Real estate agents are not going to be out of a job simply because the Internet has become a new resource for home buying and selling. By 2002 the National Association of Realtors expects that more than 50 percent of potential buyers will log on to the Net to find their dream home. The Internet is not the enemy. In fact, Internet homebuyers are actually using real estate agents for these transactions at a higher percentage than those who prefer the traditional routes. Many important choices are involved in the purchase of a home. People still like the human touch, even if it is simply to say "Congratulations. Sign here."

         The Internet is becoming an important tool in the real estate transaction process. Industry professionals and consumers have access to more home buying and selling information but this has not made the transaction process easier. About 72 percent of real estate firms and 57 percent of Realtors conduct some of their business online. Realtor.com is one of the leading real estate information sites on the Web.

         Consumers now have direct access to more data on home listings, information that was once accessible only to Realtors. Realtors both own and operate Realtor.com and have control over the use and presentation of property listings. This Realtor organization realized the importance of providing readily available real estate information online. About nine out of ten Realtors own or lease a computer and about 62 percent use e-mail and the Internet for business.
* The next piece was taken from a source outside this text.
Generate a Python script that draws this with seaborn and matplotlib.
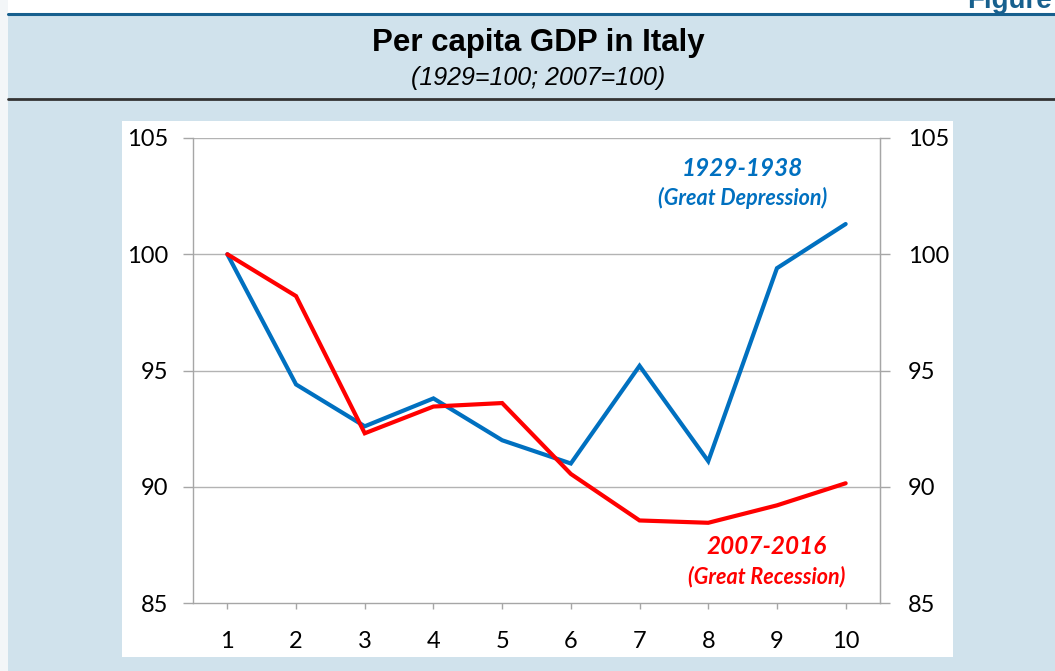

Professionals who use a computer earn more money than competitors who do not use one for business purposes.

         Some skepticism lies with sales agents and not with the lack of technological capabilities. Many industry practitioners question whether the real estate industry is prepared for consumers to buy and sell homes on the Internet. The e-transaction will enable online transactions and exchanging document information. Experts say the e-transaction must benefit the consumer. No one is quite sure when or if the entire e-transaction will become the commonplace for the real estate industry. It is simply a matter of time before the consumer's demands are met through technology, but the prerequisites have been put in place for this in the future.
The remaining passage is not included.